Poi venne il tempo della violenza distruggitrice: ogni albero, cominciava dalla vetta e, via una foglia, via l’altra, rapidissimo lo riduceva bruco come d’inverno, anche se non era d’abito spogliante. Poi risaliva in cima e tutti i ramoscelli li spezzava finchè non lasciava che le grosse travature, risaliva ancora, e con un temperino cominciava a staccare la corteccia, e si vedevano le piante scorticate scoprire il bianco con abbrividente aria ferita. [...] Neanch’io potevo più farmi illusioni: stavolta Cosimo era proprio diventato matto.[11]

Per finire, vorrei saltare a molti anni più tardi, grosso modo gli anni in cui Calvino si sarebbe dovuto recare a Dublino. Calvino aveva dovuto annullare la sua visita per motivi di salute e aveva scritto ad Almansi che la cosa gli dispiaceva perché aveva uno scritto perfetto per l’occasione, sul tema dei castelli.[12] Una delle ragioni per cui il saggio sarebbe stato adatto per il centenario ariostesco era forse che Calvino avrebbe potuto far riferimento, parlando dei castelli, ad un testo di grande ispirazione ariostesca che aveva pubblicato per la prima volta nel 1969 e poi per la seconda volta in versione allargata nel 1973, Il Castello dei destini incrociati: opera nella quale Calvino prova a comporre una serie di storie servendosi delle infinite combinazioni che la sequenza delle carte di un mazzo di tarocchi disposte ordinatamente davanti a lui può evocargli.

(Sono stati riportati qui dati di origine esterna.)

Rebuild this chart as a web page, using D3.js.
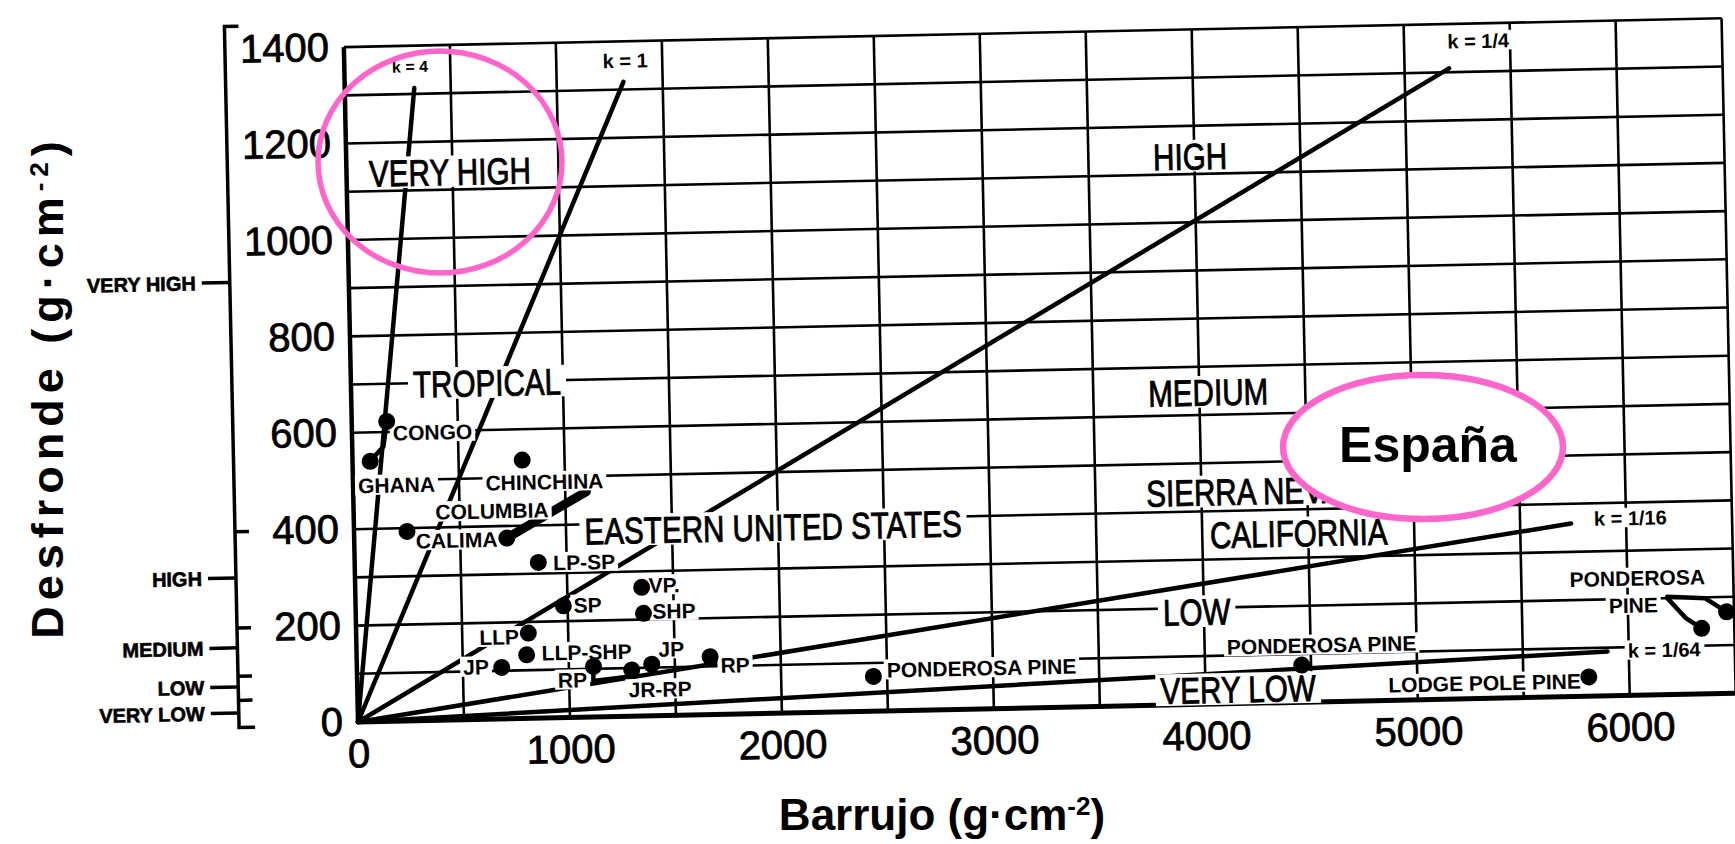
<!DOCTYPE html>
<html>
<head>
<meta charset="utf-8">
<script src="https://cdn.jsdelivr.net/npm/d3@7"></script>
<style>
  body { margin: 0; background: #fff; }
  svg { display: block; }
</style>
</head>
<body>
<div id="chart"></div>
<script>
const WIDTH = 1735, HEIGHT = 844;
const FONT = "'Liberation Sans', Arial, sans-serif";

// axes / grid
const xTicks = [0, 1000, 2000, 3000, 4000, 5000, 6000];
const yTicks = [0, 200, 400, 600, 800, 1000, 1200, 1400];
const xGrid = [0, 500, 1000, 1500, 2000, 2500, 3000, 3500, 4000, 4500, 5000, 5500, 6000, 6500];
const yGrid = [0, 100, 200, 300, 400, 500, 600, 700, 800, 900, 1000, 1100, 1200, 1300, 1400];

// class scale drawn left of the y axis
const classNames = ["VERY HIGH", "HIGH", "MEDIUM", "LOW", "VERY LOW"];
const classY = [917, 304, 159, 78, 24];
const classMarks = [400, 200, 100, 50];

// k lines (litterfall = k * forest floor), from the origin to these ends
const kNames = ["k = 4", "k = 1", "k = 1/4", "k = 1/16", "k = 1/64"];
const kEndX = [328, 1315, 5210, 5740, 5900];
const kEndY = [1312, 1316, 1308, 359, 92];
const kLabelX = [310, 1325, 5350, 6020, 6167];
const kLabelY = [1357, 1360, 1364, 368, 93];

// sites (barrujo, desfronde)
const siteX = [165, 83, 800, 250, 720, 866, 980, 812, 802, 683, 1116, 1296, 1391, 1351, 1357, 1667, 2435, 4456, 5809, 6346, 6465];
const siteY = [622, 540, 536, 393, 375, 323, 232, 177, 132, 107, 105, 96, 107, 267, 213, 120, 72, 77, 40, 136, 169];

// ranges joining sites
const ranges = [
  [[83, 540], [147, 570], [165, 622]],
  [[1116, 105], [1114, 75], [1279, 82], [1296, 96]],
  [[6187, 203], [6366, 198], [6465, 169]],
  [[6187, 200], [6274, 157], [6346, 136]]
];
const columbiaRange = [[720, 375], [1100, 468]];

// site names
const siteText = ["CONGO", "GHANA", "CHINCHINA", "COLUMBIA", "CALIMA", "LP-SP", "SP", "VP.", "SHP", "LLP", "LLP-SHP", "JP", "RP", "JP", "JR-RP", "RP",
  "PONDEROSA PINE", "PONDEROSA PINE", "LODGE POLE PINE", "PONDEROSA", "PINE"];
const siteTextX = [380, 205, 903, 653, 483, 1082, 1094, 1457, 1501, 674, 1085, 562, 1016, 1484, 1428, 1784, 2946, 4552, 5317, 6047, 6026];
const siteTextY = [598, 490, 490, 432, 373, 322, 233, 271, 217, 170, 135, 109, 78, 138, 55, 102, 85, 118, 32, 243, 187];

// zone names
const zoneText = ["VERY HIGH", "TROPICAL", "EASTERN UNITED STATES", "HIGH", "MEDIUM", "SIERRA NEVADA", "CALIFORNIA", "LOW", "VERY LOW"];
const zoneX = [488, 642, 1977, 3980, 4042, 4297, 4455, 3966, 4154];
const zoneY = [1137, 698, 386, 1137, 647, 440, 351, 192, 30];

const svg = d3.select("#chart").append("svg")
    .attr("width", WIDTH)
    .attr("height", HEIGHT)
    .style("background", "#fff");

// the scanned figure sits slightly tilted on the page
let frame = svg.append("g")
    .attr("transform", "translate(358, 722) rotate(-1.2)");

let x = d3.scaleLinear().domain([0, 6500]).range([0, 1378]);
let y = d3.scaleLinear().domain([0, 1400]).range([0, -675]);

// white patch behind a caps-only label, so lines stop at its edges
function backdrop(sel, size, pad) {
    sel.each(function() {
        let b = this.getBBox();
        let cy = +this.getAttribute("y");
        d3.select(this.parentNode).insert("rect", () => this)
            .attr("x", b.x - pad).attr("width", b.width + 2 * pad)
            .attr("y", cy - size * 0.36 - 3).attr("height", size * 0.72 + 5)
            .attr("fill", "#fff");
    });
}

// grid
frame.append("g").selectAll("line").data(xGrid).join("line")
    .attr("x1", d => x(d)).attr("x2", d => x(d))
    .attr("y1", y(0)).attr("y2", y(1400))
    .attr("stroke", "#000")
    .attr("stroke-width", d => (d == 0 ? 4.5 : 2.6));

frame.append("g").selectAll("line").data(yGrid).join("line")
    .attr("x1", x(0)).attr("x2", x(6500))
    .attr("y1", d => y(d)).attr("y2", d => y(d))
    .attr("stroke", "#000")
    .attr("stroke-width", d => (d == 0 ? 5 : 2.6));

// main axes labels
let yAxis = frame.append("g")
    .call(d3.axisLeft(y).tickValues(yTicks).tickSize(0).tickPadding(15).tickFormat(d3.format("d")));
yAxis.select(".domain").remove();
yAxis.selectAll("text")
    .attr("font-family", FONT).attr("font-size", 40).attr("fill", "#000")
    .attr("stroke", "#000").attr("stroke-width", 0.8);

let xAxis = frame.append("g")
    .call(d3.axisBottom(x).tickValues(xTicks).tickSize(0).tickPadding(17).tickFormat(d3.format("d")));
xAxis.select(".domain").remove();
xAxis.selectAll("text")
    .attr("font-family", FONT).attr("font-size", 40).attr("fill", "#000")
    .attr("stroke", "#000").attr("stroke-width", 0.8);

// class scale
const classAxisX = -119;
let classAxis = frame.append("g").attr("fill", "none").attr("stroke", "#000").attr("stroke-width", 3.5);
classAxis.append("path")
    .attr("d", `M${classAxisX + 14},${y(1448)} H${classAxisX} V${y(0) + 3} H${classAxisX + 16}`);
classAxis.selectAll(".mark").data(classMarks).join("line")
    .attr("x1", classAxisX).attr("x2", classAxisX + 14)
    .attr("y1", d => y(d)).attr("y2", d => y(d));
classAxis.selectAll(".cls").data(classY).join("line")
    .attr("x1", classAxisX - 28).attr("x2", classAxisX)
    .attr("y1", d => y(d)).attr("y2", d => y(d));

frame.append("g").selectAll("text").data(classNames).join("text")
    .attr("x", classAxisX - 34)
    .attr("y", (d, i) => y(classY[i]))
    .attr("dy", "0.36em")
    .attr("text-anchor", "end")
    .attr("font-family", FONT).attr("font-weight", "bold").attr("font-size", 20)
    .attr("stroke", "#000").attr("stroke-width", 0.6)
    .text(d => d);

// k lines
frame.append("g").selectAll("line").data(kNames).join("line")
    .attr("x1", x(0)).attr("y1", y(0))
    .attr("x2", (d, i) => x(kEndX[i])).attr("y2", (d, i) => y(kEndY[i]))
    .attr("stroke", "#000").attr("stroke-width", 4.5).attr("stroke-linecap", "round");

// ranges
let line = d3.line().x(d => x(d[0])).y(d => y(d[1]));
frame.append("g").selectAll("path").data(ranges).join("path")
    .attr("d", line)
    .attr("fill", "none").attr("stroke", "#000").attr("stroke-width", 4.5)
    .attr("stroke-linejoin", "round").attr("stroke-linecap", "round");

frame.append("path")
    .attr("d", line(columbiaRange))
    .attr("fill", "none").attr("stroke", "#000").attr("stroke-width", 9)
    .attr("stroke-linecap", "round");

// zone labels, narrow lettering
let zoneLayer = frame.append("g");
let zones = zoneLayer.selectAll("text").data(zoneText).join("text")
    .attr("x", (d, i) => x(zoneX[i]))
    .attr("y", (d, i) => y(zoneY[i]))
    .attr("dy", "0.36em")
    .attr("text-anchor", "middle")
    .attr("font-family", FONT).attr("font-size", 37)
    .attr("stroke", "#000").attr("stroke-width", 0.9)
    .text(d => d);
zones.each(function() {
    let len = this.getComputedTextLength();
    d3.select(this).attr("textLength", len * 0.8).attr("lengthAdjust", "spacingAndGlyphs");
});
backdrop(zones, 37, 5);

// site labels
let sites = frame.append("g").selectAll("text").data(siteText).join("text")
    .attr("x", (d, i) => x(siteTextX[i]))
    .attr("y", (d, i) => y(siteTextY[i]))
    .attr("dy", "0.36em")
    .attr("text-anchor", "middle")
    .attr("font-family", FONT).attr("font-weight", "bold").attr("font-size", 21)
    .text(d => d);
backdrop(sites, 21, 3);

// k labels
let kLabels = frame.append("g").selectAll("text").data(kNames).join("text")
    .attr("x", (d, i) => x(kLabelX[i]))
    .attr("y", (d, i) => y(kLabelY[i]))
    .attr("dy", "0.36em")
    .attr("text-anchor", "middle")
    .attr("font-family", FONT).attr("font-weight", "bold")
    .attr("font-size", (d, i) => (i == 0 ? 16 : 20))
    .text(d => d);
backdrop(kLabels, 20, 3);

// site dots
frame.append("g").selectAll("circle").data(siteX).join("circle")
    .attr("cx", d => x(d))
    .attr("cy", (d, i) => y(siteY[i]))
    .attr("r", 8.5)
    .attr("fill", "#000");

// axis titles
svg.append("text")
    .attr("x", 942).attr("y", 830)
    .attr("text-anchor", "middle")
    .attr("font-family", FONT).attr("font-weight", "bold").attr("font-size", 44)
    .text("Barrujo  (g·cm")
    .append("tspan").attr("baseline-shift", "super").attr("font-size", 26).text("-2")
    .select(function() { return this.parentNode; })
    .append("tspan").text(")");

svg.append("text")
    .attr("transform", "translate(63, 387) rotate(-90)")
    .attr("text-anchor", "middle")
    .attr("font-family", FONT).attr("font-weight", "bold").attr("font-size", 45)
    .attr("letter-spacing", 6)
    .text("Desfronde (g·cm")
    .append("tspan").attr("baseline-shift", "super").attr("font-size", 26).text("-2")
    .select(function() { return this.parentNode; })
    .append("tspan").text(")");

// pink marks added on top
const PINK = "#ff66cc";
svg.append("ellipse")
    .attr("cx", 440).attr("cy", 162).attr("rx", 122).attr("ry", 111)
    .attr("fill", "none").attr("stroke", PINK).attr("stroke-width", 5.5);

svg.append("ellipse")
    .attr("cx", 1423).attr("cy", 447).attr("rx", 140).attr("ry", 72)
    .attr("fill", "#fff").attr("stroke", PINK).attr("stroke-width", 6.5);

svg.append("text")
    .attr("x", 1428).attr("y", 462)
    .attr("text-anchor", "middle")
    .attr("font-family", FONT).attr("font-weight", "bold").attr("font-size", 50)
    .text("España");
</script>
</body>
</html>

Come afferma nell’introduzione a questo libro, fra le storie che aveva provato subito a comporre c’erano quelle dell’Orlando Furioso, in particolare della pazzia di Orlando e del viaggio di Astolfo sulla luna. Quello che io trovo estremamente interessante è che l’ennesimo capitolo della lunga storia d’amore di Calvino per Ariosto comporta una perdita di quell’elemento che era stato responsabile del primo suo innamoramento: il tesoro di oralità, il patrimonio performativo del poema ariostesco viene sacrificato nel Castello i cui cantastorie sono muti. Epperò Calvino recupera quell’elemento performativo che era stato il fulcro del romanzo italiano fin dai tempi del Decameron: la cornice-palcoscenico trasfigurata nel castello incantato che, memore del palazzo di Atlante, diventa “un astuto stratagemma strutturale del narratore”[13] per mettere in scena i suoi personaggi, silenziosi come burattini di un teatro di pupi.

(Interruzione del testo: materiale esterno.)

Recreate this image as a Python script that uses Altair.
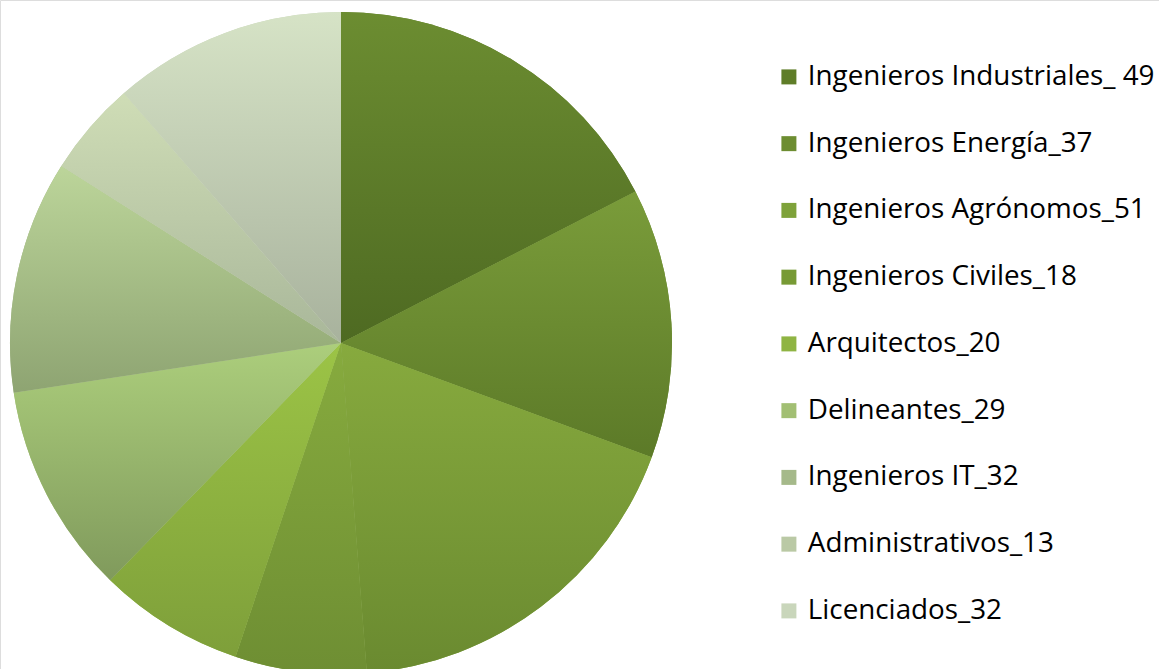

[1] I. Calvino, Lettere, a cura di L. Baranelli, Milano, Mondadori, 2000,  pp. 1230-1231.
[2] Ibidem, p. 1231. Queste conferenze mancate sono ricordate da Bertoni nel volume che ricostruisce i rapporti di Calvino con la cultura irlandese. Si veda in particolare R. Bertoni, Italo Calvino’s Irish Microcosm, in Twenty years after: an “Irish” Calvino?, a cura di R. Bertoni, Torino, Trauben-Trinity College, 2007, pp. 11-20.
[3] S. Jossa, Con Ariosto, senza Calvino, “Doppiozero”, 7 gennaio 2017, http://www.doppiozero.com/materiali/con-ariosto-senza-calvino
[4] I. Calvino, Lettere, Milano, Mondadori, 2000,  p.9.

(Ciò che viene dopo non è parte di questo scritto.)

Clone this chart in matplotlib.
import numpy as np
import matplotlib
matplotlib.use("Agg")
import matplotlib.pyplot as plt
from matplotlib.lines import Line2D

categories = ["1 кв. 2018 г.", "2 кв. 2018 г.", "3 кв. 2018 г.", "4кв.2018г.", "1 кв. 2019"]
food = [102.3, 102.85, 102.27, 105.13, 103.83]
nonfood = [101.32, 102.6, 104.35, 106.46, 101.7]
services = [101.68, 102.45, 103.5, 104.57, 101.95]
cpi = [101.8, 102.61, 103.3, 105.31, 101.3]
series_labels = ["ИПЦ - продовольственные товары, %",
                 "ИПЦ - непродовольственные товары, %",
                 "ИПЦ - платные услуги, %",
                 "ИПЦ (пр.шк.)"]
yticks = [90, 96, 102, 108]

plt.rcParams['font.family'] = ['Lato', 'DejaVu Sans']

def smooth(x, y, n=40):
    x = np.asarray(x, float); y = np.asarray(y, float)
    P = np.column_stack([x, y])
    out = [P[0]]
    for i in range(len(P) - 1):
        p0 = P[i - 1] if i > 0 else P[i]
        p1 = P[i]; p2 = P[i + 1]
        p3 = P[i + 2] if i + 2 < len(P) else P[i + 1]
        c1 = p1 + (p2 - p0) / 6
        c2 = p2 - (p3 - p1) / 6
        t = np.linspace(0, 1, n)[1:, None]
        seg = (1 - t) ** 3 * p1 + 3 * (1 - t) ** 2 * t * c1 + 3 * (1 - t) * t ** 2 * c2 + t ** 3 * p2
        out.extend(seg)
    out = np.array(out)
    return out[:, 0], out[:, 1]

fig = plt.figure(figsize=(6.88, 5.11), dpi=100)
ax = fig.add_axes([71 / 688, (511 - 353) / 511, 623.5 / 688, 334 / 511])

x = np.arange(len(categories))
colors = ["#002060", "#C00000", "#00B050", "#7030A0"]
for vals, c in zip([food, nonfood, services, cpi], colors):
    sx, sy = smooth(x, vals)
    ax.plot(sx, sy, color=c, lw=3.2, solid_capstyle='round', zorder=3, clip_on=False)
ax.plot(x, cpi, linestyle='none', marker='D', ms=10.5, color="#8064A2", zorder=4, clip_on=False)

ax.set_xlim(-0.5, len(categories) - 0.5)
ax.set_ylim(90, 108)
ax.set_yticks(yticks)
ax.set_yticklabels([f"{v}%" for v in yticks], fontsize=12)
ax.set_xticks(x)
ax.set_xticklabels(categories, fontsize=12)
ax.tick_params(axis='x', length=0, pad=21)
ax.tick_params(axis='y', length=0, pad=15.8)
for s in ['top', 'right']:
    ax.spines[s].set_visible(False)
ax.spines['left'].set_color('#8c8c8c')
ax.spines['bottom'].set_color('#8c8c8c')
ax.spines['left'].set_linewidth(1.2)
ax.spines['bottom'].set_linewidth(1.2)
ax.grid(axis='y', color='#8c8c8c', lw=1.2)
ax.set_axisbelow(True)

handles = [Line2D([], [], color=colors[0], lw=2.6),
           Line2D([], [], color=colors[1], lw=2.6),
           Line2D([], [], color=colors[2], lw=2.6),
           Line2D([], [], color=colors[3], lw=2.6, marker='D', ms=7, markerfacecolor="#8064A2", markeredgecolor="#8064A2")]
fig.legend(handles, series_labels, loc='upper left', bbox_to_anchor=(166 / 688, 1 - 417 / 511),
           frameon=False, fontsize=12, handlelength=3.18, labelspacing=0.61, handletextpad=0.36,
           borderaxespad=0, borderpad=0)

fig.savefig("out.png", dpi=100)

[5] In proposito si vedano le ipotesi passate in rassegna in E. M. Ferrara, Calvino e il teatro. Storia di una passione rimossa, Oxford, Peter Lang, 2011.
[6] Si veda E.M. Ferrara, Il realismo teatrale nella narrativa del Novecento: Vittorini, Pasolini, Calvino, Firenze, Firenze University Press, 2014.
[7] I. Calvino, Orlando Furioso di Ludovico Ariosto raccontato da Italo Calvino: con una scelta del poema, Torino, Einaudi, 1970, X.
[8] Ibidem, XXV.
[9] I. Calvino, Arie per l’opera buffa, in Romanzi e Racconti, vol. III, Milano, Mondadori, 1994, pp. 673-674
[10] L. Ariosto, Orlando Furioso, XXXIII, 129-131.
[11] I. Calvino, Il barone rampante, in Romanzi e Racconti, vol. I, Milano, Mondadori, 1991, pp. 733-734.
[12] Si veda I. Calvino, Castelli di delizie e castelli del terrore, in Saggi, vol. II, Milano, Mondadori, 1995, pp. 1635-1647.
[13] I. Calvino, “Ariosto: la struttura dell’Orlando Furioso”, in Saggi, vol. I, Milano, Mondadori, 1995, p. 767.